The Trump administration should weigh Putin’s proposal with care. Extension could have downsides. First, the Russian leader did not indicate readiness to resume or extend New START’s verification measures. Absent those measures, U.S. confidence in Russian adherence to the 1550 deployed strategic warhead limit will degrade over time.
Second, Russia’s record on compliance with nuclear arms control agreements offers few grounds for confidence. Moscow’s refusal to host on-site inspections in 2022 violated New START’s requirements, and the treaty makes no provision for the “suspension” of verification provisions that Putin announced in 2023. Moreover, Russia’s violation of the 1987 Intermediate-range Nuclear Forces Treaty by developing and testing a prohibited ground-launched cruise missile led to that treaty’s demise in 2019.
Third, China’s dramatic expansion of its nuclear forces concerns Defense Department planners as much, if not more than, Russian nuclear activities. That has prompted thinking in defense and military circles about a need to increase deployed U.S. strategic warheads by “uploading” existing delivery systems, that is, placing more warheads on ICBMs, SLBMs and nuclear-capable bombers that now do not carry or are not slated to carry their maximum loadings. China has made clear, most recently in August, that it will not take part in nuclear arms talks with the United States and Russia.
All that said, the United States hardly finds itself defenseless. It maintains some 3700 total nuclear warheads in its active inventory (non-deployed strategic warheads and non-strategic warheads in addition to the deployed strategic warheads constrained by New START). That compares to about 4300 for Russia. China has about 600, while the British and French together total some 500.
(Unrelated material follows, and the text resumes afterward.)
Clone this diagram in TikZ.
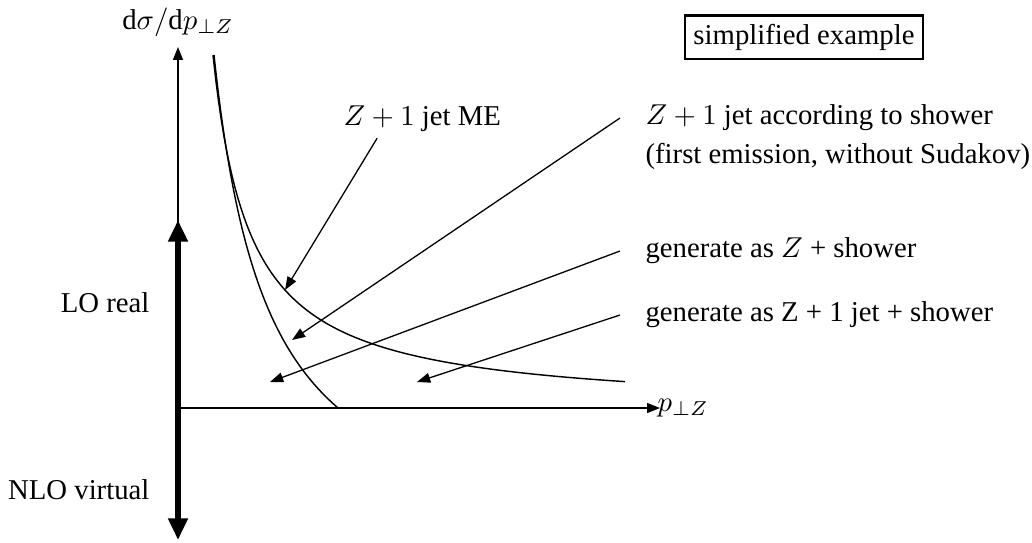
\documentclass[tikz,border=0pt]{standalone}
\usepackage{fontspec}
\setmainfont{Liberation Serif}
\usetikzlibrary{arrows.meta, positioning, calc}
\tikzset{
  lbl/.style={
    inner sep=0pt, align=left,
  },
  tag/.style={
    rectangle, draw=black, line width=0.9pt, inner sep=3pt,
  },
  axis/.style={
    -{Triangle[length=4.5pt, width=3.5pt]}, line width=0.4pt,
  },
  fatarrow/.style={
    {Triangle[length=7.5pt, width=6.5pt]}-{Triangle[length=7.5pt, width=6.5pt]},
    line width=2.4pt,
  },
  ptr/.style={
    -{Triangle[length=4.6pt, width=3.4pt]}, line width=0.45pt,
  },
  curve/.style={
    line width=0.5pt,
  }
}
\begin{document}
\begin{tikzpicture}[x=0.348pt, y=0.348pt]
  \useasboundingbox (-178,-134) rectangle (854,408);

  % axes
  \coordinate (o) at (0,0);
  \coordinate (ytop) at (0,361);
  \coordinate (xend) at (482,0);
  \draw[axis] (o) -- (ytop);
  \draw[axis] (o) -- (xend);
  \node[lbl, above=3.5pt] (ylab) at (ytop) {$\mathrm{d}\sigma/\mathrm{d}p_{\perp Z}$};
  \node[lbl, anchor=west] (xlab) at (479,0) {$p_{\perp Z}$};

  % real / virtual
  \coordinate (lotop) at (0,188);
  \coordinate (nlobot) at (0,-132);
  \draw[fatarrow] (nlobot) -- (lotop);
  \node[lbl, anchor=east] (lo) at (-28,105) {LO real};
  \node[lbl, anchor=east] (nlo) at (-28,-82) {NLO virtual};

  % ME and shower curves
  \draw[curve] plot[domain=35:447, samples=150] (\x, {13197/(\x+2.07)-3});
  \draw[curve] plot[domain=36:160, samples=100] (\x, {272.98/(\x+17.9)*100-153.4});

  \node[tag] (simp) at (626,371) {simplified example};

  \node[lbl, anchor=west] (me) at (165,289) {$Z+1$ jet ME};
  \node[lbl, anchor=west] (shw) at (467,290) {$Z+1$ jet according to shower};
  \node[lbl, anchor=west] (shwb) at (467,252) {(first emission, without Sudakov)};
  \node[lbl, anchor=west] (gz) at (467,157) {generate as $Z$ + shower};
  \node[lbl, anchor=west] (gzj) at (467,93) {generate as Z + 1 jet + shower};

  \coordinate (mept) at (107,118);
  \coordinate (shwpt) at (114,68);
  \coordinate (zpt) at (92,26);
  \coordinate (zjpt) at (239,26);

  \draw[ptr] ([xshift=-15.7pt, yshift=-2pt]me.south) -- (mept);
  \draw[ptr] ([xshift=-8.7pt]shw.west) -- (shwpt);
  \draw[ptr] ([xshift=-8.7pt]gz.west) -- (zpt);
  \draw[ptr] ([xshift=-8.7pt]gzj.west) -- (zjpt);

\end{tikzpicture}
\end{document}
Agreeing to Putin’s offer would maintain a useful measure of predictability in the tense U.S.-Russia relationship and could slow, if only for one year, a three-way nuclear arms race with Russia and China that has begun gathering steam. Moreover, it would buy time to explore whether future constraints on nuclear arms—whether a modified New START treaty or some other agreement—are possible with Russia. Trump could link his readiness to agree to New START’s extension to Russian agreement to bilateral discussions on strategic stability and possible future constraints on U.S. and Russian nuclear forces.
Such discussions would invariably have to deal with difficult questions. While the United States would like to limit Chinese nuclear forces, the Russians would raise British and French nuclear arms. The Trump administration in its first term sought to constrain all nuclear weapons, not just deployed strategic warheads, a proposal the Russians refused to take up. Moscow has long sought to limit missile defenses, an issue on which Washington is reluctant to engage. The dialogue itself could prove useful after a more than three-year gap, though the discussions might or might not produce areas of agreement.
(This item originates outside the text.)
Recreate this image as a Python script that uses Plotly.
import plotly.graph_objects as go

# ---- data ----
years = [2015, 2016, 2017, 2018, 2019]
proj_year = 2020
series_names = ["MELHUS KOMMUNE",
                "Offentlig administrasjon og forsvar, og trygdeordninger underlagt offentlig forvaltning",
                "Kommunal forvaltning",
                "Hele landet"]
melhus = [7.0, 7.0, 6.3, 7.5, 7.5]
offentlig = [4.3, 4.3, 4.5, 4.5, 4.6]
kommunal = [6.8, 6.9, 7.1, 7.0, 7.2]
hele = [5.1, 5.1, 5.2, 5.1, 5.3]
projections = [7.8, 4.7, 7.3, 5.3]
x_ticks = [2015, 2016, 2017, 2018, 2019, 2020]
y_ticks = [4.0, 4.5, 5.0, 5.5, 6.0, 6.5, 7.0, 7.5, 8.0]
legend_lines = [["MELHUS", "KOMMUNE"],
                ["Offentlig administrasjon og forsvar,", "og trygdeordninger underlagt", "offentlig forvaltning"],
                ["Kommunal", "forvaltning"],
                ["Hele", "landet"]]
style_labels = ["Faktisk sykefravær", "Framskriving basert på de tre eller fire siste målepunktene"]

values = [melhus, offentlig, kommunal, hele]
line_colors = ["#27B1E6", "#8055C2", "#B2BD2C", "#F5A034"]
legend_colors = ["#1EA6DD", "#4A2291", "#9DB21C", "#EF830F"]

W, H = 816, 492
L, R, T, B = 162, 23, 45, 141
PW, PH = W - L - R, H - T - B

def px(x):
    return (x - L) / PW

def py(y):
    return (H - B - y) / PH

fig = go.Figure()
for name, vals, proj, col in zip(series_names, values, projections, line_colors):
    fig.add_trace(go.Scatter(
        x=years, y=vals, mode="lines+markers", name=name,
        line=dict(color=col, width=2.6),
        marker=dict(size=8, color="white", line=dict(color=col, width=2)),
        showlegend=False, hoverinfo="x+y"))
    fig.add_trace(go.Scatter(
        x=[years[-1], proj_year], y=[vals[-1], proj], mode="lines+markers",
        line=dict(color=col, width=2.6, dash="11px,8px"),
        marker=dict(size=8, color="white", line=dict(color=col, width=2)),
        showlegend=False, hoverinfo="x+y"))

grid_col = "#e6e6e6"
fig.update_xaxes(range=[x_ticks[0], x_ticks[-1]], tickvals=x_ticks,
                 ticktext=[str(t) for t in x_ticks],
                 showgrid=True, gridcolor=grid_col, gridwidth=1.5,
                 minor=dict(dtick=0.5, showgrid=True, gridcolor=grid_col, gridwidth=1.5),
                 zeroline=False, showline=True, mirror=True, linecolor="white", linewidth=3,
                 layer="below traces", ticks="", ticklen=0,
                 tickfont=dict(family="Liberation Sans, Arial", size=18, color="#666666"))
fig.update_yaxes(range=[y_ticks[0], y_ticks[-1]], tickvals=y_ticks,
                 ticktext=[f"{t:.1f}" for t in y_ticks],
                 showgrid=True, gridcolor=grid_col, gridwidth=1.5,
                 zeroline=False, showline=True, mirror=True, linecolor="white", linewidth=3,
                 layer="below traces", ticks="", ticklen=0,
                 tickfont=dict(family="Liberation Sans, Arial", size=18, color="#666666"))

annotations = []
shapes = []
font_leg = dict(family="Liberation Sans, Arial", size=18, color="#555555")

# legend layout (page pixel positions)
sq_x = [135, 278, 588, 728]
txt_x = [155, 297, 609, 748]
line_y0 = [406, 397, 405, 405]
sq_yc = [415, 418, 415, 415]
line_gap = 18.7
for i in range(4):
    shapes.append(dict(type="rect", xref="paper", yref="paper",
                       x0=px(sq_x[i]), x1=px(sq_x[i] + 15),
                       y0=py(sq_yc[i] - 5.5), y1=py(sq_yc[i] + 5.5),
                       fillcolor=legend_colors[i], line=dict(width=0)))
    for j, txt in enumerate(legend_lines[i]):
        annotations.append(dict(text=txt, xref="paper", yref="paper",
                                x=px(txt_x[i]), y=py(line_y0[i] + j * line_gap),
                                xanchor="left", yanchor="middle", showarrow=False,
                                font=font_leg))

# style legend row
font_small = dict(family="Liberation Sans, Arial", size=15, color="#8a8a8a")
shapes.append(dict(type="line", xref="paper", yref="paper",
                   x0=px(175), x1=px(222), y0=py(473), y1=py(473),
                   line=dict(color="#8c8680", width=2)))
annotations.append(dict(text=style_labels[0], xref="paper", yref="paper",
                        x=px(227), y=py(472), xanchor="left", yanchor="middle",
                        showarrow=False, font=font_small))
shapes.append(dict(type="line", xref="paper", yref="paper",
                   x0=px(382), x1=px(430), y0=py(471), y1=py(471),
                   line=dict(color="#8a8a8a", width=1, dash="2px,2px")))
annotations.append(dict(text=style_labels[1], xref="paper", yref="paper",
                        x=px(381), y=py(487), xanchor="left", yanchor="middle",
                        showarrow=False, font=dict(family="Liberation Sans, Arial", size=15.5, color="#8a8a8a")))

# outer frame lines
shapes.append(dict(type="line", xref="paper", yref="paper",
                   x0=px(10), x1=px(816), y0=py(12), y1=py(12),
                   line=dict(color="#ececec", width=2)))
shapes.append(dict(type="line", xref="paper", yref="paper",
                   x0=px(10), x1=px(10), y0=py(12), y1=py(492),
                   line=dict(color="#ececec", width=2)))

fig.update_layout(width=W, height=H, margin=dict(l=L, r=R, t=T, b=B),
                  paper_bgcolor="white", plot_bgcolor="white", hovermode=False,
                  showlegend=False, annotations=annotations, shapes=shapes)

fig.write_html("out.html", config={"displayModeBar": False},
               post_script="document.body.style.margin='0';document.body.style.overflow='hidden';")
On balance, a one-year treaty extension seems worth a try. The expiration of New START would mean the end of the only remaining constraint on U.S. and Russian nuclear force levels. If the United States then proceeds to increase the number of its deployed strategic warhead above the New START level, Russia will almost certainly increase its strategic arms numbers, and China may consider increasing its already expansive plans.
The risks of extension appear manageable. Even with current trends, the nuclear balance would not deteriorate much by early 2027. The United States would retain the option of uploading its strategic systems.
Absent an extension, the United States and Russia will find themselves along with China in an unconstrained arms race. The question then would be how long it might take for the three to recall the lesson that Washington and Moscow learned in the 1960s: if your side adds more nuclear weapons to its arsenal and the other side (or sides) does the same, your side likely will not achieve a net increase in its security. Instead, it will see increased instability, greater nuclear risk and higher nuclear force costs.
Could Washington and Moscow relearn that lesson by 2027? Perhaps, perhaps not, but one year of restraint would not risk much against a possible pay-off that could mean greater security for the United States and the world.